On July 3, we went up to the Eaglewood golf course for the traditional firework display. Before they started, I had to take Nathaniel to the bathroom. While we were standing in line, our conversation went something like this, except that Nathaniel's consonants are all messed up:
"Why is the sun in half?"
"That's not the sun, that's the moon."
"Where did the sun go?"
"It went down already."
"Is the sun made out of fire?"
"Kind of." (Keep in mind that I was talking to a four-year-old.)
"Is it made out of lava?"
"Nope."
"Preston said it was made out of lava, but he was lying. Is the moon made out of fire?"
"No, the moon is made out of rocks."
"Why did they make it like that?"
"Because a really long time ago, in space, there were lots of pieces that stuck together and became rocks, and then lots of rocks stuck together and made the moon. And the earth."
"That happened a really long time ago?"

I wondered what the people around me thought of the conversation, because they probably couldn't understand Nathaniel.

Then on the Fourth of July, not too much happened. I watched the only Fourth of July movie I have, Rudolph and Frosty's Christmas in July. (I know, right?) That night we went to my sister's house for fireworks. Fireworks are sure different from how they were when I was a kid.
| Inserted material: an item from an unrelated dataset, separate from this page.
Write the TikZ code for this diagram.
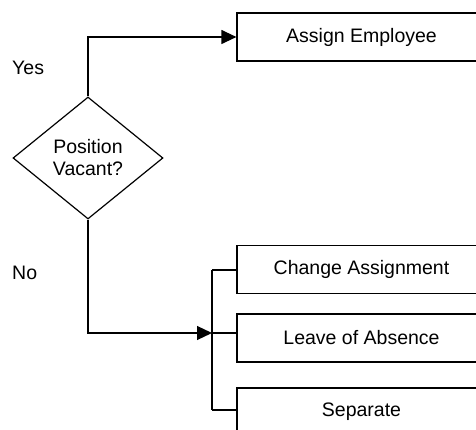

Now they are illegal in my neighborhood, but aerial fireworks are legal elsewhere. While we set off little fireworks at my sister's house, her neighbors had giant aerial fireworks. They kind of freak me out; I can be a little paranoid. But they are fun to watch, as long as I feel that I'm a safe distance away. Independence Day is a fun holiday.

Then I came back to my apartment all in shambles. Dressers in the living room and kitchen, the beds off of their cinder blocks, and the living room full of furniture.